How bad is the U.K.’s fiscal posture? The true answer is obscured by the accounting rules being applied by the British government, which has assumed the costs and risks of bailing out the U.K.’s largely insolvent banking sector. By some calculations, the loans and guarantees have created a potential public liability of approximately $700 billion that is not reflected in official public debt figures, which stand at about one trillion dollars, or 47% of the nation’s GDP.

In comparison, there are no warnings about massive U.S. budgetary deficits that are being planned by politicians for the next decade, far beyond the three-year time limit King recommended to the MPs on the Treasury Committee. Yet, the United States has an even more daunting debt problem than the United Kingdom. At present, the national debt of the United States exceeds $11 trillion, equivalent to 78% of GDP, a much higher figure than during the New Deal period of the Great Depression of the 1930s. With U.S. GDP projected to shrink in the current fiscal year while deficits add at least $2 trillion to the national debt (my estimate), the ratio of public debt will rise to a point approaching the entire GDP, perhaps within the next five years.

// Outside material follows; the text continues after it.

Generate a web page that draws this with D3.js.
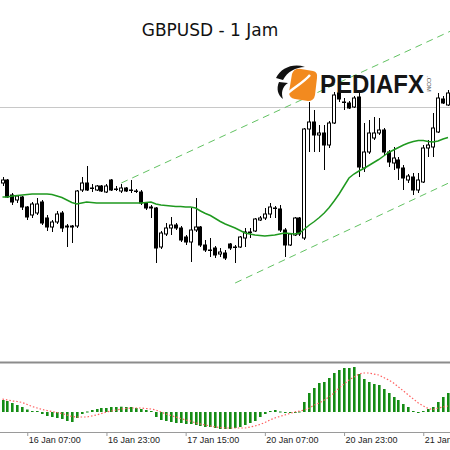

There is another aspect to the U.S. public debt crisis. In 2008, the Federal government spent $412 billion on interest payments for servicing of the national debt. Currently, interest rates are at record lows; the U.S. Treasury has even been able to auction off short-term Treasuries at zero interest rates. However, the inevitable erosion of the dollar’s intrinsic value and changing market conditions will drive up interest rates. That, in combination with the rapid growth in the public debt, could mean interest payments soon becoming the largest proportion of Federal spending, even surpassing military outlays. In a few years, debt-servicing costs may exceed one trillion dollars annually.

As if things were not bad enough, the U.S. government has made massive commitments in terms of direct borrowing and backstop guarantees in the trillions of dollars for bailing out the financial, banking, mortgage and even industrial sectors. Except for the TARP program, these massive fiscal obligations are off the books, but may very well come due, at the expense of the already over-leveraged U.S. taxpayers.

Mervyn King has displayed a rare example of candor and intellectual courage among the central bankers and politicians deciding our fate as the Global Economic Crisis intensifies. If only that same level of civic honesty could be replicated across the Atlantic.